Здесь оканчиваются наши поиски. Мы пытались восстановить историю человека, который с героическим мужеством искал истину через экстаз; который наталкивался на людское безразличие, на тайну вещей, а главное — на собственные слабости; но который, ради того, чтобы вызволить плененные образы, выбрал отказ от всего и увидел — в одиночестве и посте, в муках и труде, — как распахнулись наконец меж четырех голых стен те единственные врата, в которые до него не стучался ни один писатель, и открыл в нашем собственном сердце и в самых заурядных предметах мир столь прекрасный, что о нем можно сказать то же, что он сам сказал о Рескине: «Даже после смерти он продолжает светить нам, как те погасшие звезды, чей свет все еще доходит до нас», и «именно его глазами, навеки закрывшимися в глубине могилы, еще не родившиеся поколения увидят природу».
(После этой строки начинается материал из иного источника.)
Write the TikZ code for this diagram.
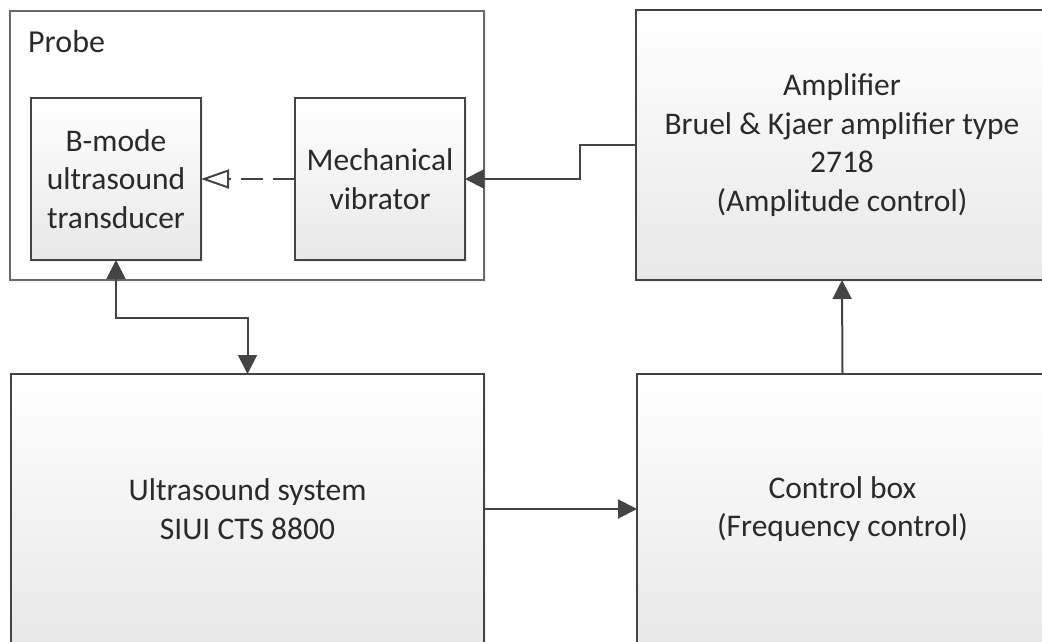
\documentclass[tikz,border=0pt]{standalone}
\usepackage{fontspec}
\setmainfont{Carlito}
\usetikzlibrary{arrows.meta,shadows}
\definecolor{edge}{HTML}{444444}
\definecolor{txt}{HTML}{2A2A2A}
\tikzset{
  boxstyle/.style={draw=edge, line width=2pt, top color=white, bottom color=black!9,
    inner sep=0pt, outer sep=0pt, align=center, text=txt,
    font=\fontsize{31.5}{38.5}\selectfont,
    drop shadow={opacity=0.12, shadow xshift=2pt, shadow yshift=-2pt}},
  groupbox/.style={draw=edge!80, line width=2pt, fill=white, inner sep=0pt, outer sep=0pt,
    drop shadow={opacity=0.12, shadow xshift=2pt, shadow yshift=-2pt}},
  tipf/.tip={Triangle[length=19pt,width=19pt]},
  conn/.style={draw=edge, line width=2pt, -tipf},
  dconn/.style={draw=edge, line width=2pt, tipf-tipf},
  dashconn/.style={draw=edge, line width=2pt, dash pattern=on 22pt off 10pt,
    -{Triangle[open,length=28pt,width=19pt,line width=2pt,fill=white]}},
  labeltext/.style={text=txt, font=\fontsize{32}{38.5}\selectfont, inner sep=0pt}
}
\begin{document}
\begin{tikzpicture}[x=1pt,y=-1pt]
\useasboundingbox (0,0) rectangle (1042,642);
\clip (0,0) rectangle (1042,642);
\fill[white] (0,0) rectangle (1042,642);
% group
\node[groupbox, minimum width=474pt, minimum height=269pt] (probe) at (247,145.5) {};
\node[labeltext, anchor=base west] (probelabel) at (28,53) {Probe};
% boxes
\node[boxstyle, minimum width=170pt, minimum height=162pt] (bmode) at (116,179) {B-mode\\ultrasound\\transducer};
\node[boxstyle, minimum width=170pt, minimum height=162pt] (mech) at (380,179) {Mechanical\\vibrator};
\node[boxstyle, minimum width=412pt, minimum height=270pt] (amp) at (842,145) {Amplifier\\Bruel \& Kjaer amplifier type\\2718\\(Amplitude control)};
\node[boxstyle, minimum width=473pt, minimum height=270pt] (ultra) at (247.5,509) {Ultrasound system\\SIUI CTS 8800};
\node[boxstyle, minimum width=411pt, minimum height=270pt] (ctrl) at (842.5,509) {Control box\\(Frequency control)};
% connectors
\draw[conn] (amp.west) -- ++(-56,0) |- (mech.east);
\draw[dashconn] (mech.west) -- (bmode.east);
\draw[dconn] (bmode.south) -- ++(0,58) -| (ultra.north);
\draw[conn] (ultra.east) -- (ctrl.west);
\draw[conn] (ctrl.north) -- (amp.south);
\end{tikzpicture}
\end{document}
Вначале был Илье, городок на рубеже Боса и Перша, где горстка французов жалась к старой церкви, увенчанной своей колокольней; где нервный и чувствительный ребенок погожими воскресными днями читал под каштанами сада «Франсуа-найденыша» или «Мельницу на Флоссе»; где сквозь живую изгородь розового боярышника он видел аллеи, окаймленные жасмином, анютиными глазками и вербеной, и оставался там в неподвижности, созерцая, вдыхая запахи, пытаясь мысленно проникнуть по ту сторону образа и запаха. «Конечно, ни река, ни поле, ни уголок сада, оставаясь долго под пристальным взглядом этого смиренного прохожего, этого мечтательного ребенка, и помыслить тогда не могли, что как раз благодаря ему им суждено уцелеть в самых мимолетных своих подробностях», и, однако, именно его восторг донес до нас аромат этих цветов боярышника, столь давно увядших, и позволил стольким мужчинам и женщинам, которые никогда не видели и не увидят Францию, в восторге вдыхать сквозь шум льющегося дождя незримый и стойкий запах сирени. Вначале был Илье, городок с двумя тысячами жителей, но в конце явился Комбре,[253] духовная родина миллионов читателей, которые рассеяны сегодня по всем континентам, а завтра растянутся сквозь века — во Времени.